=== WHAT NEEDS TO BE DONE ===
Copy each line of the data below exactly, leaving out pictures.

Entries with chart source code
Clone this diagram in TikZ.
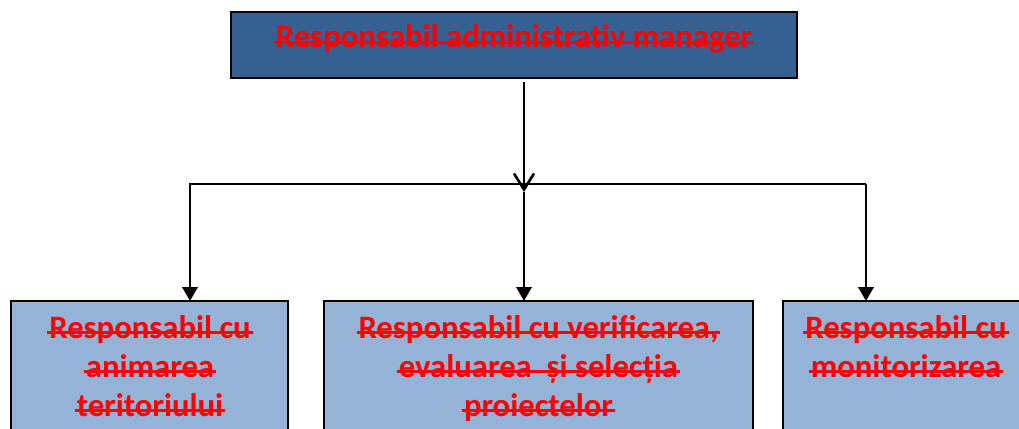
\documentclass[tikz,border=0pt]{standalone}
\usepackage{fontspec}
\setmainfont{Carlito}
\usetikzlibrary{arrows.meta}
\definecolor{topblue}{RGB}{55,96,146}
\definecolor{lightblue}{RGB}{149,179,215}
\newsavebox{\strkbox}
\newlength{\strklen}
\newcommand{\strk}[1]{\leavevmode\sbox{\strkbox}{#1}\setlength{\strklen}{\wd\strkbox}\addtolength{\strklen}{3pt}\rlap{\kern-1.5pt\rule[3.2pt]{\strklen}{2.3pt}}\usebox{\strkbox}}
\begin{document}
\begin{tikzpicture}[x=0.75pt,y=-0.75pt,
  box/.style={draw=black, line width=1.3pt, anchor=north west, inner sep=0pt, outer sep=0pt},
  lbl/.style={text=red, font=\bfseries\fontsize{24.5}{29.3}\selectfont, align=center, inner sep=0pt},
  conn/.style={line width=2pt, black},
  tipfill/.style={-{Triangle[length=10.5pt,width=11.5pt]}},
  tipopen/.style={-{Straight Barb[length=12pt,width=15pt,line width=2pt]}}
]
\useasboundingbox (0,0) rectangle (1019,428);
% boxes
\node[box, fill=topblue, minimum width=424.5pt, minimum height=49.5pt] (top) at (231,12) {};
\node[box, fill=lightblue, minimum width=207.75pt, minimum height=112.5pt] (b1) at (11,301) {};
\node[box, fill=lightblue, minimum width=321.75pt, minimum height=112.5pt] (b2) at (324,301) {};
\node[box, fill=lightblue, minimum width=184.5pt, minimum height=112.5pt] (b3) at (783,301) {};
% labels
\node[lbl, anchor=base] (t0) at (514,48) {\strk{Responsabil administrativ manager}};
\node[lbl, anchor=north] (t1) at (150,315) {\strk{Responsabil cu}\\\strk{animarea}\\\strk{teritoriului}};
\node[lbl, anchor=north] (t2) at (538.5,315) {\strk{Responsabil cu verificarea,}\\\strk{evaluarea\ \ și selecția}\\\strk{proiectelor}};
\node[lbl, anchor=north] (t3) at (906,315) {\strk{Responsabil cu}\\\strk{monitorizarea}};
% connector points
\coordinate (src) at (524,82);
\coordinate (split) at (524,192);
\coordinate (hubL) at (189,184);
\coordinate (hubR) at (866,184);
\coordinate (hubLx) at (190,184);
% connectors
\draw[conn] (hubL) -- (hubR);
\draw[conn, tipopen] (src) -- (split);
\draw[conn, tipfill] (split) -- (split |- b2.north);
\draw[conn, tipfill] (hubLx) -- (hubLx |- b1.north);
\draw[conn, tipfill] (hubR) -- (hubR |- b3.north);
\end{tikzpicture}
\end{document}
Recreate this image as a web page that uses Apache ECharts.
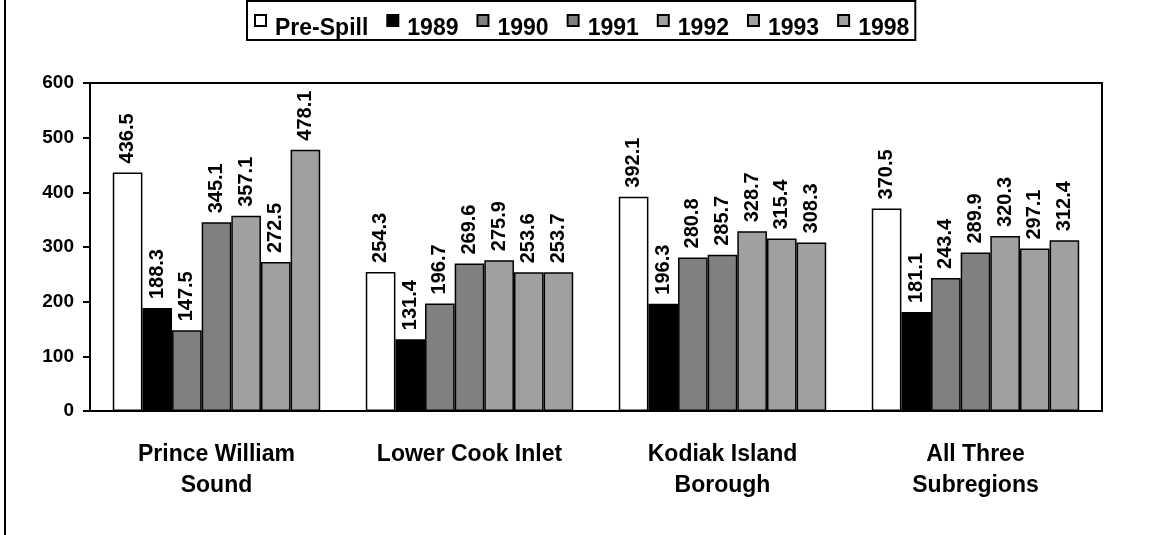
<!DOCTYPE html>
<html>
<head>
<meta charset="utf-8">
<script src="https://cdn.jsdelivr.net/npm/echarts@6/dist/echarts.min.js"></script>
<style>
  html, body { margin: 0; padding: 0; background: #fff; }
  #chart { width: 1151px; height: 535px; }
</style>
</head>
<body>
<div id="chart"></div>
<script>
// 地区（类别）
const regions = ['Prince William\nSound', 'Lower Cook Inlet', 'Kodiak Island\nBorough', 'All Three\nSubregions'];
// 各年份数据
const preSpill = [436.5, 254.3, 392.1, 370.5];
const y1989 = [188.3, 131.4, 196.3, 181.1];
const y1990 = [147.5, 196.7, 280.8, 243.4];
const y1991 = [345.1, 269.6, 285.7, 289.9];
const y1992 = [357.1, 275.9, 328.7, 320.3];
const y1993 = [272.5, 253.6, 315.4, 297.1];
const y1998 = [478.1, 253.7, 308.3, 312.4];
const yTicks = [0, 100, 200, 300, 400, 500, 600];

const FONT = '"Liberation Sans", Arial, sans-serif';

const seriesDefs = [
  { name: 'Pre-Spill', data: preSpill, color: '#ffffff' },
  { name: '1989', data: y1989, color: '#000000' },
  { name: '1990', data: y1990, color: '#808080' },
  { name: '1991', data: y1991, color: '#808080' },
  { name: '1992', data: y1992, color: '#a0a0a0' },
  { name: '1993', data: y1993, color: '#a0a0a0' },
  { name: '1998', data: y1998, color: '#a0a0a0' },
];

const myChart = echarts.init(document.getElementById('chart'));

const option = {
  animation: false,
  textStyle: { fontFamily: FONT },
  graphic: [
    {
      // 左侧边框线
      type: 'line',
      shape: { x1: 5, y1: 0, x2: 5, y2: 535 },
      style: { stroke: '#000', lineWidth: 2 },
    },
  ],
  legend: {
    left: 247,
    top: 1,
    padding: [0, 6, 0, 7],
    borderColor: '#000',
    borderWidth: 2,
    itemWidth: 11,
    itemHeight: 11,
    itemGap: 18,
    icon: 'rect',
    formatter: '{t|{name}}',
    textStyle: {
      fontFamily: FONT,
      fontSize: 23,
      fontWeight: 'bold',
      color: '#000',
      rich: {
        // 文字比图标略低
        t: {
          fontFamily: FONT,
          fontSize: 23,
          lineHeight: 23,
          fontWeight: 'bold',
          color: '#000',
          padding: [16, 0, 0, 4],
        },
      },
    },
    data: seriesDefs.map(s => s.name),
  },
  grid: {
    left: 90,
    top: 83,
    right: 49,
    bottom: 124,
    show: true,
    borderColor: '#000',
    borderWidth: 2,
    backgroundColor: 'transparent',
  },
  xAxis: {
    type: 'category',
    data: regions,
    axisLine: { lineStyle: { color: '#000', width: 2 } },
    axisTick: { inside: true, length: 5, lineStyle: { color: '#000', width: 2 } },
    axisLabel: {
      color: '#000',
      fontFamily: FONT,
      fontSize: 23,
      fontWeight: 'bold',
      lineHeight: 31,
      margin: 28,
      interval: 0,
    },
    splitLine: { show: false },
  },
  yAxis: {
    type: 'value',
    min: yTicks[0],
    max: yTicks[yTicks.length - 1],
    interval: 100,
    axisLine: { show: true, lineStyle: { color: '#000', width: 2 } },
    axisTick: { show: true, length: 7, lineStyle: { color: '#000', width: 2 } },
    axisLabel: {
      color: '#000',
      fontFamily: FONT,
      fontSize: 19,
      fontWeight: 'bold',
      margin: 16,
      padding: [10, 0, 0, 0],
    },
    splitLine: { show: false },
  },
  series: seriesDefs.map(s => ({
    name: s.name,
    type: 'bar',
    data: s.data,
    barGap: '0%',
    barCategoryGap: '18%',
    itemStyle: { color: s.color, borderColor: '#000', borderWidth: 1.5 },
    label: {
      show: true,
      position: 'top',
      rotate: 90,
      align: 'left',
      verticalAlign: 'middle',
      distance: 9,
      color: '#000',
      fontFamily: FONT,
      fontSize: 20,
      fontWeight: 'bold',
      formatter: p => p.value.toFixed(1),
    },
  })),
};

myChart.setOption(option);
</script>
</body>
</html>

=== FINISHED ANSWER ===
Clone this diagram in TikZ.
\documentclass[tikz,border=0pt]{standalone}
\usepackage{fontspec}
\setmainfont{Carlito}
\usetikzlibrary{arrows.meta}
\definecolor{topblue}{RGB}{55,96,146}
\definecolor{lightblue}{RGB}{149,179,215}
\newsavebox{\strkbox}
\newlength{\strklen}
\newcommand{\strk}[1]{\leavevmode\sbox{\strkbox}{#1}\setlength{\strklen}{\wd\strkbox}\addtolength{\strklen}{3pt}\rlap{\kern-1.5pt\rule[3.2pt]{\strklen}{2.3pt}}\usebox{\strkbox}}
\begin{document}
\begin{tikzpicture}[x=0.75pt,y=-0.75pt,
  box/.style={draw=black, line width=1.3pt, anchor=north west, inner sep=0pt, outer sep=0pt},
  lbl/.style={text=red, font=\bfseries\fontsize{24.5}{29.3}\selectfont, align=center, inner sep=0pt},
  conn/.style={line width=2pt, black},
  tipfill/.style={-{Triangle[length=10.5pt,width=11.5pt]}},
  tipopen/.style={-{Straight Barb[length=12pt,width=15pt,line width=2pt]}}
]
\useasboundingbox (0,0) rectangle (1019,428);
% boxes
\node[box, fill=topblue, minimum width=424.5pt, minimum height=49.5pt] (top) at (231,12) {};
\node[box, fill=lightblue, minimum width=207.75pt, minimum height=112.5pt] (b1) at (11,301) {};
\node[box, fill=lightblue, minimum width=321.75pt, minimum height=112.5pt] (b2) at (324,301) {};
\node[box, fill=lightblue, minimum width=184.5pt, minimum height=112.5pt] (b3) at (783,301) {};
% labels
\node[lbl, anchor=base] (t0) at (514,48) {\strk{Responsabil administrativ manager}};
\node[lbl, anchor=north] (t1) at (150,315) {\strk{Responsabil cu}\\\strk{animarea}\\\strk{teritoriului}};
\node[lbl, anchor=north] (t2) at (538.5,315) {\strk{Responsabil cu verificarea,}\\\strk{evaluarea\ \ și selecția}\\\strk{proiectelor}};
\node[lbl, anchor=north] (t3) at (906,315) {\strk{Responsabil cu}\\\strk{monitorizarea}};
% connector points
\coordinate (src) at (524,82);
\coordinate (split) at (524,192);
\coordinate (hubL) at (189,184);
\coordinate (hubR) at (866,184);
\coordinate (hubLx) at (190,184);
% connectors
\draw[conn] (hubL) -- (hubR);
\draw[conn, tipopen] (src) -- (split);
\draw[conn, tipfill] (split) -- (split |- b2.north);
\draw[conn, tipfill] (hubLx) -- (hubLx |- b1.north);
\draw[conn, tipfill] (hubR) -- (hubR |- b3.north);
\end{tikzpicture}
\end{document}
Recreate this image as a web page that uses Apache ECharts.
<!DOCTYPE html>
<html>
<head>
<meta charset="utf-8">
<script src="https://cdn.jsdelivr.net/npm/echarts@6/dist/echarts.min.js"></script>
<style>
  html, body { margin: 0; padding: 0; background: #fff; }
  #chart { width: 1151px; height: 535px; }
</style>
</head>
<body>
<div id="chart"></div>
<script>
// 地区（类别）
const regions = ['Prince William\nSound', 'Lower Cook Inlet', 'Kodiak Island\nBorough', 'All Three\nSubregions'];
// 各年份数据
const preSpill = [436.5, 254.3, 392.1, 370.5];
const y1989 = [188.3, 131.4, 196.3, 181.1];
const y1990 = [147.5, 196.7, 280.8, 243.4];
const y1991 = [345.1, 269.6, 285.7, 289.9];
const y1992 = [357.1, 275.9, 328.7, 320.3];
const y1993 = [272.5, 253.6, 315.4, 297.1];
const y1998 = [478.1, 253.7, 308.3, 312.4];
const yTicks = [0, 100, 200, 300, 400, 500, 600];

const FONT = '"Liberation Sans", Arial, sans-serif';

const seriesDefs = [
  { name: 'Pre-Spill', data: preSpill, color: '#ffffff' },
  { name: '1989', data: y1989, color: '#000000' },
  { name: '1990', data: y1990, color: '#808080' },
  { name: '1991', data: y1991, color: '#808080' },
  { name: '1992', data: y1992, color: '#a0a0a0' },
  { name: '1993', data: y1993, color: '#a0a0a0' },
  { name: '1998', data: y1998, color: '#a0a0a0' },
];

const myChart = echarts.init(document.getElementById('chart'));

const option = {
  animation: false,
  textStyle: { fontFamily: FONT },
  graphic: [
    {
      // 左侧边框线
      type: 'line',
      shape: { x1: 5, y1: 0, x2: 5, y2: 535 },
      style: { stroke: '#000', lineWidth: 2 },
    },
  ],
  legend: {
    left: 247,
    top: 1,
    padding: [0, 6, 0, 7],
    borderColor: '#000',
    borderWidth: 2,
    itemWidth: 11,
    itemHeight: 11,
    itemGap: 18,
    icon: 'rect',
    formatter: '{t|{name}}',
    textStyle: {
      fontFamily: FONT,
      fontSize: 23,
      fontWeight: 'bold',
      color: '#000',
      rich: {
        // 文字比图标略低
        t: {
          fontFamily: FONT,
          fontSize: 23,
          lineHeight: 23,
          fontWeight: 'bold',
          color: '#000',
          padding: [16, 0, 0, 4],
        },
      },
    },
    data: seriesDefs.map(s => s.name),
  },
  grid: {
    left: 90,
    top: 83,
    right: 49,
    bottom: 124,
    show: true,
    borderColor: '#000',
    borderWidth: 2,
    backgroundColor: 'transparent',
  },
  xAxis: {
    type: 'category',
    data: regions,
    axisLine: { lineStyle: { color: '#000', width: 2 } },
    axisTick: { inside: true, length: 5, lineStyle: { color: '#000', width: 2 } },
    axisLabel: {
      color: '#000',
      fontFamily: FONT,
      fontSize: 23,
      fontWeight: 'bold',
      lineHeight: 31,
      margin: 28,
      interval: 0,
    },
    splitLine: { show: false },
  },
  yAxis: {
    type: 'value',
    min: yTicks[0],
    max: yTicks[yTicks.length - 1],
    interval: 100,
    axisLine: { show: true, lineStyle: { color: '#000', width: 2 } },
    axisTick: { show: true, length: 7, lineStyle: { color: '#000', width: 2 } },
    axisLabel: {
      color: '#000',
      fontFamily: FONT,
      fontSize: 19,
      fontWeight: 'bold',
      margin: 16,
      padding: [10, 0, 0, 0],
    },
    splitLine: { show: false },
  },
  series: seriesDefs.map(s => ({
    name: s.name,
    type: 'bar',
    data: s.data,
    barGap: '0%',
    barCategoryGap: '18%',
    itemStyle: { color: s.color, borderColor: '#000', borderWidth: 1.5 },
    label: {
      show: true,
      position: 'top',
      rotate: 90,
      align: 'left',
      verticalAlign: 'middle',
      distance: 9,
      color: '#000',
      fontFamily: FONT,
      fontSize: 20,
      fontWeight: 'bold',
      formatter: p => p.value.toFixed(1),
    },
  })),
};

myChart.setOption(option);
</script>
</body>
</html>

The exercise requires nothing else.